◆ Data section ◆
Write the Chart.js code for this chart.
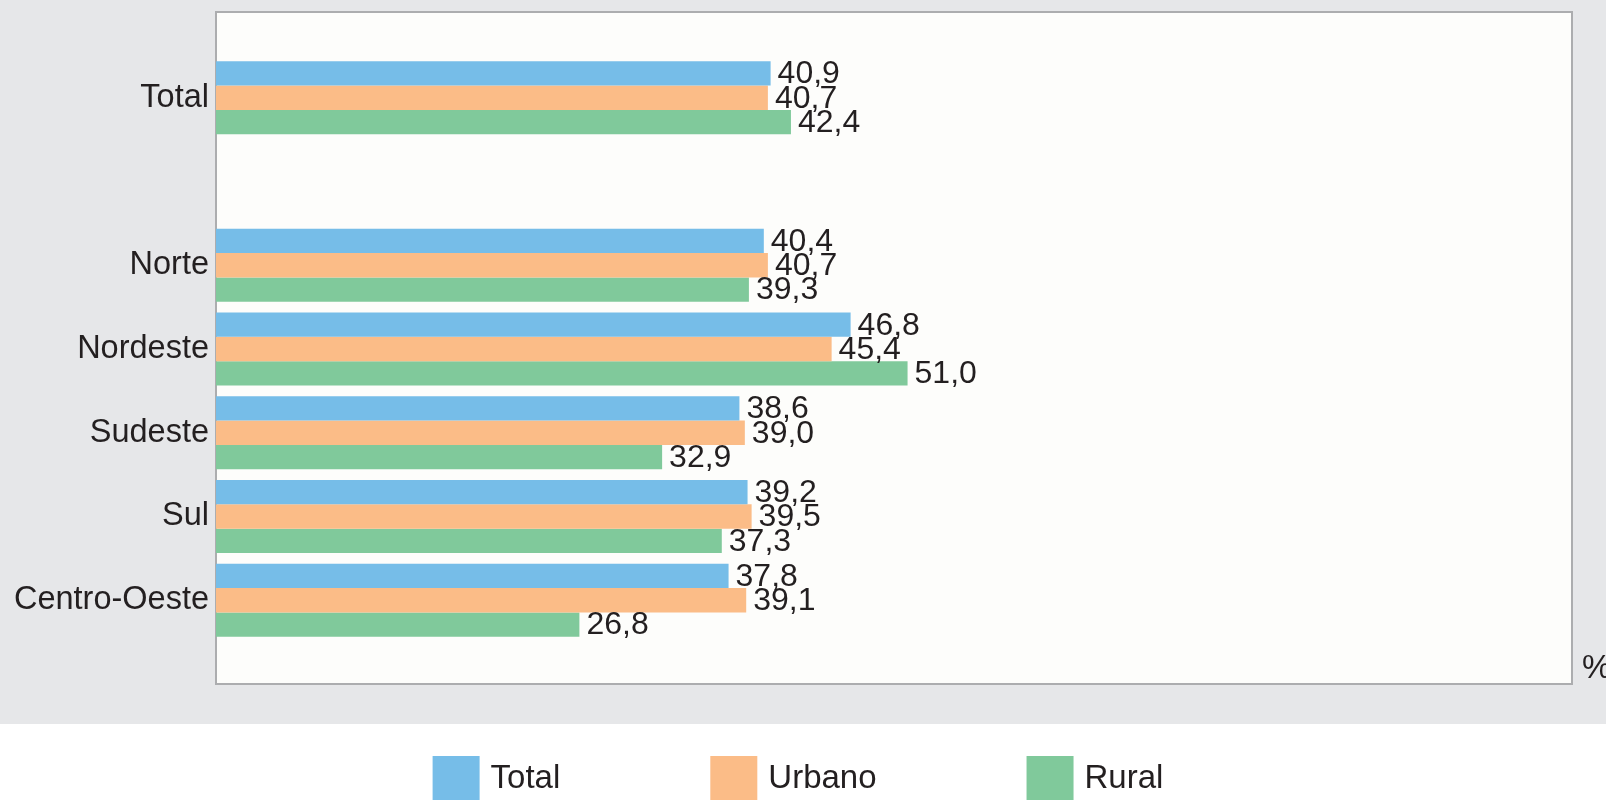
<!DOCTYPE html>
<html>
<head>
<meta charset="utf-8">
<script src="https://cdn.jsdelivr.net/npm/chart.js@4"></script>
<style>
  html, body { margin: 0; padding: 0; background: #ffffff; }
  #wrap { width: 1606px; height: 800px; }
</style>
</head>
<body>
<div id="wrap"><canvas id="chart" width="1606" height="800"></canvas></div>
<script>
// blank entries keep the gaps around / after the "Total" group
const categories = ['', 'Total', '', 'Norte', 'Nordeste', 'Sudeste', 'Sul', 'Centro-Oeste', ''];
const totalValues  = [null, 40.9, null, 40.4, 46.8, 38.6, 39.2, 37.8, null];
const urbanoValues = [null, 40.7, null, 40.7, 45.4, 39.0, 39.5, 39.1, null];
const ruralValues  = [null, 42.4, null, 39.3, 51.0, 32.9, 37.3, 26.8, null];
const seriesNames  = ['Total', 'Urbano', 'Rural'];
const seriesColors = ['#76bde8', '#fbbc87', '#80c99b'];

const FONT = '"Liberation Sans", Arial, Helvetica, sans-serif';
const TEXT_COLOR = '#231f20';

const fmt = (v) => v.toFixed(1).replace('.', ',');

const backgroundPlugin = {
    id: 'panelBackground',
    beforeDraw: (chart) => {
        const { ctx, chartArea: a, width, height } = chart;
        const top = a.top - 2;
        ctx.save();
        ctx.fillStyle = '#ffffff';
        ctx.fillRect(0, 0, width, height);
        ctx.fillStyle = '#e6e7e9';
        ctx.fillRect(0, 0, width, 724);
        ctx.fillStyle = '#fdfdfb';
        ctx.fillRect(a.left, top, a.right - a.left, a.bottom - top);
        ctx.strokeStyle = '#acadaf';
        ctx.lineWidth = 2;
        ctx.strokeRect(a.left, top, a.right - a.left, a.bottom - top);
        ctx.restore();
    }
};

const valueLabelPlugin = {
    id: 'valueLabels',
    afterDatasetsDraw: (chart) => {
        const { ctx } = chart;
        ctx.save();
        ctx.font = `32px ${FONT}`;
        ctx.fillStyle = TEXT_COLOR;
        ctx.textAlign = 'left';
        ctx.textBaseline = 'middle';
        chart.data.datasets.forEach((ds, i) => {
            const meta = chart.getDatasetMeta(i);
            meta.data.forEach((bar, j) => {
                const v = ds.data[j];
                if (v === null || v === undefined) return;
                ctx.fillText(fmt(v), bar.x + 7, bar.y + 1);
            });
        });
        ctx.restore();
    }
};

const legendPlugin = {
    id: 'bottomLegend',
    afterDraw: (chart) => {
        const { ctx, chartArea: a, width } = chart;
        ctx.save();
        ctx.font = `33px ${FONT}`;
        ctx.fillStyle = TEXT_COLOR;
        ctx.textBaseline = 'bottom';
        ctx.textAlign = 'left';
        ctx.fillText('%', a.right + 10, a.bottom + 1);

        const box = 47, gapText = 11, gapItem = 150;
        const items = chart.data.datasets.map(ds => ({
            label: ds.label,
            color: ds.backgroundColor,
            w: box + gapText + ctx.measureText(ds.label).width
        }));
        const total = items.reduce((s, it) => s + it.w, 0) + gapItem * (items.length - 1);
        let x = (width - total) / 2 - 5;
        ctx.textBaseline = 'middle';
        items.forEach(it => {
            ctx.fillStyle = it.color;
            ctx.fillRect(x, 756, box, 50);
            ctx.fillStyle = TEXT_COLOR;
            ctx.fillText(it.label, x + box + gapText, 779);
            x += it.w + gapItem;
        });
        ctx.restore();
    }
};

const datasets = [totalValues, urbanoValues, ruralValues].map((vals, i) => ({
    label: seriesNames[i],
    data: vals,
    backgroundColor: seriesColors[i],
    borderWidth: 0,
    categoryPercentage: 0.87,
    barPercentage: 1.0
}));

new Chart(document.getElementById('chart'), {
    type: 'bar',
    data: { labels: categories, datasets },
    plugins: [backgroundPlugin, valueLabelPlugin, legendPlugin],
    options: {
        indexAxis: 'y',
        responsive: false,
        animation: false,
        layout: { padding: { top: 14, right: 34, bottom: 116, left: 0 } },
        plugins: {
            legend: { display: false },
            tooltip: { enabled: false }
        },
        scales: {
            x: {
                display: false,
                min: 0,
                max: 100
            },
            y: {
                type: 'category',
                offset: false,
                border: { display: false },
                grid: { display: false, drawTicks: false },
                ticks: {
                    autoSkip: false,
                    padding: 7,
                    color: TEXT_COLOR,
                    font: { size: 32.5, family: FONT }
                },
                afterFit: (scale) => {
                    scale.width = 216;
                    scale.paddingTop = 0;
                    scale.paddingBottom = 0;
                }
            }
        }
    }
});
</script>
</body>
</html>
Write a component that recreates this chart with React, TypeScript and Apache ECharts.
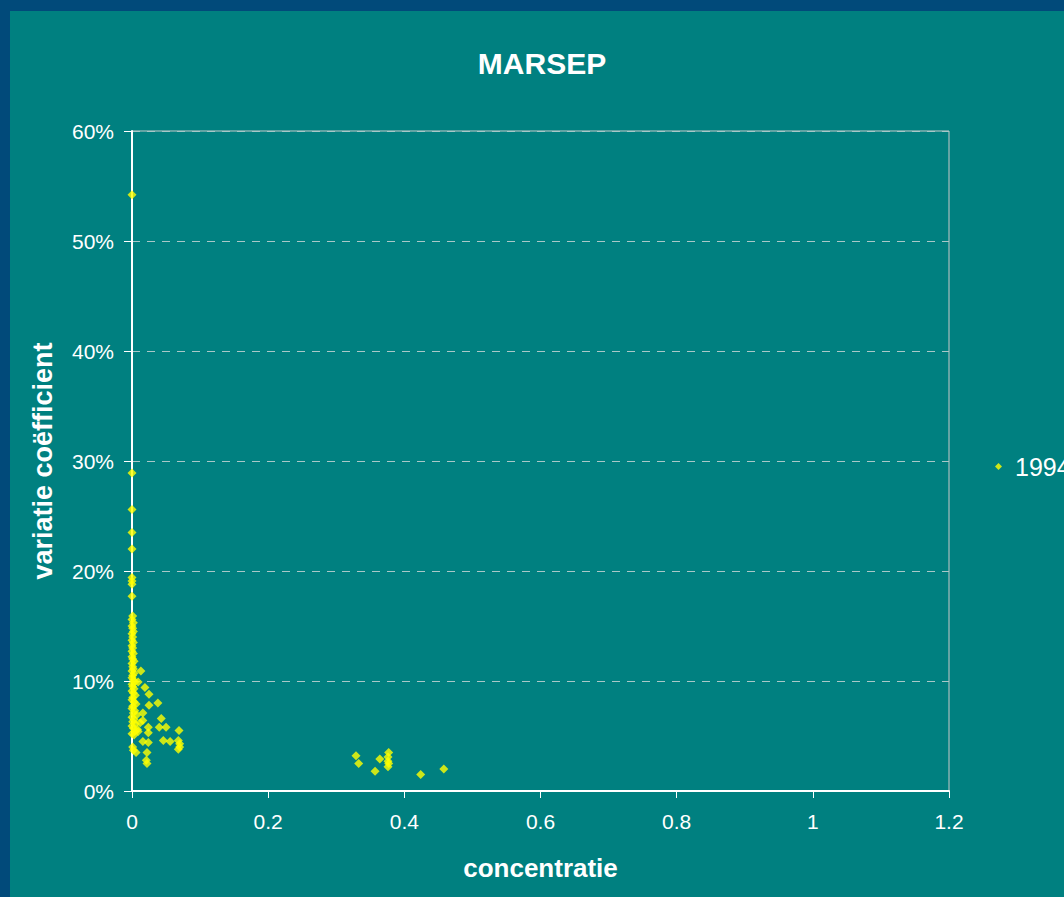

◆ The problem ◆
Reproduce the material word for word, minus the images.

◆ Output ◆
Write the Chart.js code for this chart.
<!DOCTYPE html>
<html>
<head>
<meta charset="utf-8">
<script src="https://cdn.jsdelivr.net/npm/chart.js@4"></script>
<style>
  html, body { margin: 0; padding: 0; background: #ffffff; }
  #wrap { width: 1606px; height: 800px; }
</style>
</head>
<body>
<div id="wrap"><canvas id="chart" width="1606" height="800"></canvas></div>
<script>
// blank entries keep the gaps around / after the "Total" group
const categories = ['', 'Total', '', 'Norte', 'Nordeste', 'Sudeste', 'Sul', 'Centro-Oeste', ''];
const totalValues  = [null, 40.9, null, 40.4, 46.8, 38.6, 39.2, 37.8, null];
const urbanoValues = [null, 40.7, null, 40.7, 45.4, 39.0, 39.5, 39.1, null];
const ruralValues  = [null, 42.4, null, 39.3, 51.0, 32.9, 37.3, 26.8, null];
const seriesNames  = ['Total', 'Urbano', 'Rural'];
const seriesColors = ['#76bde8', '#fbbc87', '#80c99b'];

const FONT = '"Liberation Sans", Arial, Helvetica, sans-serif';
const TEXT_COLOR = '#231f20';

const fmt = (v) => v.toFixed(1).replace('.', ',');

const backgroundPlugin = {
    id: 'panelBackground',
    beforeDraw: (chart) => {
        const { ctx, chartArea: a, width, height } = chart;
        const top = a.top - 2;
        ctx.save();
        ctx.fillStyle = '#ffffff';
        ctx.fillRect(0, 0, width, height);
        ctx.fillStyle = '#e6e7e9';
        ctx.fillRect(0, 0, width, 724);
        ctx.fillStyle = '#fdfdfb';
        ctx.fillRect(a.left, top, a.right - a.left, a.bottom - top);
        ctx.strokeStyle = '#acadaf';
        ctx.lineWidth = 2;
        ctx.strokeRect(a.left, top, a.right - a.left, a.bottom - top);
        ctx.restore();
    }
};

const valueLabelPlugin = {
    id: 'valueLabels',
    afterDatasetsDraw: (chart) => {
        const { ctx } = chart;
        ctx.save();
        ctx.font = `32px ${FONT}`;
        ctx.fillStyle = TEXT_COLOR;
        ctx.textAlign = 'left';
        ctx.textBaseline = 'middle';
        chart.data.datasets.forEach((ds, i) => {
            const meta = chart.getDatasetMeta(i);
            meta.data.forEach((bar, j) => {
                const v = ds.data[j];
                if (v === null || v === undefined) return;
                ctx.fillText(fmt(v), bar.x + 7, bar.y + 1);
            });
        });
        ctx.restore();
    }
};

const legendPlugin = {
    id: 'bottomLegend',
    afterDraw: (chart) => {
        const { ctx, chartArea: a, width } = chart;
        ctx.save();
        ctx.font = `33px ${FONT}`;
        ctx.fillStyle = TEXT_COLOR;
        ctx.textBaseline = 'bottom';
        ctx.textAlign = 'left';
        ctx.fillText('%', a.right + 10, a.bottom + 1);

        const box = 47, gapText = 11, gapItem = 150;
        const items = chart.data.datasets.map(ds => ({
            label: ds.label,
            color: ds.backgroundColor,
            w: box + gapText + ctx.measureText(ds.label).width
        }));
        const total = items.reduce((s, it) => s + it.w, 0) + gapItem * (items.length - 1);
        let x = (width - total) / 2 - 5;
        ctx.textBaseline = 'middle';
        items.forEach(it => {
            ctx.fillStyle = it.color;
            ctx.fillRect(x, 756, box, 50);
            ctx.fillStyle = TEXT_COLOR;
            ctx.fillText(it.label, x + box + gapText, 779);
            x += it.w + gapItem;
        });
        ctx.restore();
    }
};

const datasets = [totalValues, urbanoValues, ruralValues].map((vals, i) => ({
    label: seriesNames[i],
    data: vals,
    backgroundColor: seriesColors[i],
    borderWidth: 0,
    categoryPercentage: 0.87,
    barPercentage: 1.0
}));

new Chart(document.getElementById('chart'), {
    type: 'bar',
    data: { labels: categories, datasets },
    plugins: [backgroundPlugin, valueLabelPlugin, legendPlugin],
    options: {
        indexAxis: 'y',
        responsive: false,
        animation: false,
        layout: { padding: { top: 14, right: 34, bottom: 116, left: 0 } },
        plugins: {
            legend: { display: false },
            tooltip: { enabled: false }
        },
        scales: {
            x: {
                display: false,
                min: 0,
                max: 100
            },
            y: {
                type: 'category',
                offset: false,
                border: { display: false },
                grid: { display: false, drawTicks: false },
                ticks: {
                    autoSkip: false,
                    padding: 7,
                    color: TEXT_COLOR,
                    font: { size: 32.5, family: FONT }
                },
                afterFit: (scale) => {
                    scale.width = 216;
                    scale.paddingTop = 0;
                    scale.paddingBottom = 0;
                }
            }
        }
    }
});
</script>
</body>
</html>
Write a component that recreates this chart with React, TypeScript and Apache ECharts.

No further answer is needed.